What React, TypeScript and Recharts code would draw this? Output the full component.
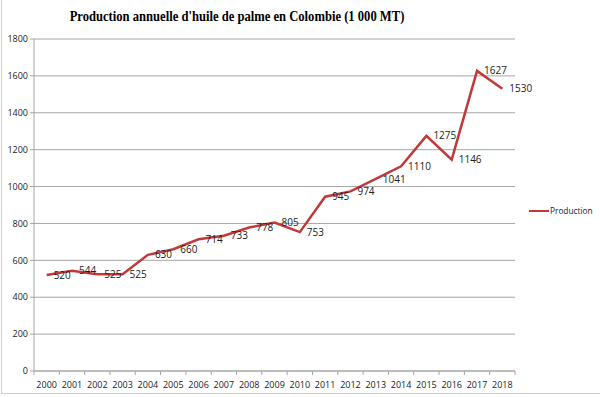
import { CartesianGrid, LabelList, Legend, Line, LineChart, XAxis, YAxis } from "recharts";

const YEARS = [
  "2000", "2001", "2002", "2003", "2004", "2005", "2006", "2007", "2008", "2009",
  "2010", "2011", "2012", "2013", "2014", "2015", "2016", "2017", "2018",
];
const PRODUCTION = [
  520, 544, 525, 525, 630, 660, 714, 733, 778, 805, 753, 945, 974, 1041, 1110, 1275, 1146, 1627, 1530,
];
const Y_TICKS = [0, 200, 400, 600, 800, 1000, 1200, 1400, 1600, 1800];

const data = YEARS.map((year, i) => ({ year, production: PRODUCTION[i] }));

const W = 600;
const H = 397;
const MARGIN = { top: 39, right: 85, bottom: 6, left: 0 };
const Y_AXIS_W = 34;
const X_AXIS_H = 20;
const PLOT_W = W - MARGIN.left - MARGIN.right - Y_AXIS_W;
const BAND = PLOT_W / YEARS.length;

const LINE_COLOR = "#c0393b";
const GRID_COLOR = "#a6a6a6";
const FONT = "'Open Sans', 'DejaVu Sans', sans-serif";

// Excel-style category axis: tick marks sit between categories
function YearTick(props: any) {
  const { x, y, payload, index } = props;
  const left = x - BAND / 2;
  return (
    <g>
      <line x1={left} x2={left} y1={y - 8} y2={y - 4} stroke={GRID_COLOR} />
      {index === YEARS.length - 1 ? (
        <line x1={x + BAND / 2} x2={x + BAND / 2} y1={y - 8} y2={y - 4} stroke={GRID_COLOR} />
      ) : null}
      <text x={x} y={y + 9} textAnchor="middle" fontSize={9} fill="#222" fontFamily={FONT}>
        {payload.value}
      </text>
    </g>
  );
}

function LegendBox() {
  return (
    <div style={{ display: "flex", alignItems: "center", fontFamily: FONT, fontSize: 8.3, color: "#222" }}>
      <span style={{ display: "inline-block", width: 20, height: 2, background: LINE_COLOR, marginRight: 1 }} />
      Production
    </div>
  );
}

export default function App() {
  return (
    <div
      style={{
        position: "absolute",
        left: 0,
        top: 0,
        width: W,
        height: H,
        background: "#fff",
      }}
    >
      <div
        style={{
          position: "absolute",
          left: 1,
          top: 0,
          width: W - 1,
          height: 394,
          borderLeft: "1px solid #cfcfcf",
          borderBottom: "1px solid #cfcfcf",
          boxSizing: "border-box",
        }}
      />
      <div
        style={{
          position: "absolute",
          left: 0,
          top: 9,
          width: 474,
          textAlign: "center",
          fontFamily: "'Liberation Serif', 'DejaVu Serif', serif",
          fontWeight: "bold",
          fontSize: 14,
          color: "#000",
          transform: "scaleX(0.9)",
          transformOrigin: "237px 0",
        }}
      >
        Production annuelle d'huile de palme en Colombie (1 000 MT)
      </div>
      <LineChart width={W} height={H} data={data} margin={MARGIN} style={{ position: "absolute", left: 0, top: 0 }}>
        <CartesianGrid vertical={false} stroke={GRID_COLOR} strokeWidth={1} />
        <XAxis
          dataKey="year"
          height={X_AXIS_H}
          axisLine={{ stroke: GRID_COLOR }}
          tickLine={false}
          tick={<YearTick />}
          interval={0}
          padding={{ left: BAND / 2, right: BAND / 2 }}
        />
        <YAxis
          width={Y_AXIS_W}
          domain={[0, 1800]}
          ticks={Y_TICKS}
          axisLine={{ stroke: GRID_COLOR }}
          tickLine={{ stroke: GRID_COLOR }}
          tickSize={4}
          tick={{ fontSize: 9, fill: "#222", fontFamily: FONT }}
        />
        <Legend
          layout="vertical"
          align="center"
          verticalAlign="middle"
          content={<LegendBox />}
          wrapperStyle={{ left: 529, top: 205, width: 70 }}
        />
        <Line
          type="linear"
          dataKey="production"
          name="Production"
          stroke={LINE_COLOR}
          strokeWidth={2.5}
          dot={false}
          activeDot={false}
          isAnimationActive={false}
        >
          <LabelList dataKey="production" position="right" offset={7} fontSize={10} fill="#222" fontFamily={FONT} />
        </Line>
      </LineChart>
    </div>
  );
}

::::::

■ What to do ■
Restate the data word for word from its first line through the line with "LineChart, XAxis, YAxis", leaving out any picture along the way.

■ Output for this exercise ■
What React, TypeScript and Recharts code would draw this? Output the full component.
import { CartesianGrid, LabelList, Legend, Line, LineChart, XAxis, YAxis } from "recharts";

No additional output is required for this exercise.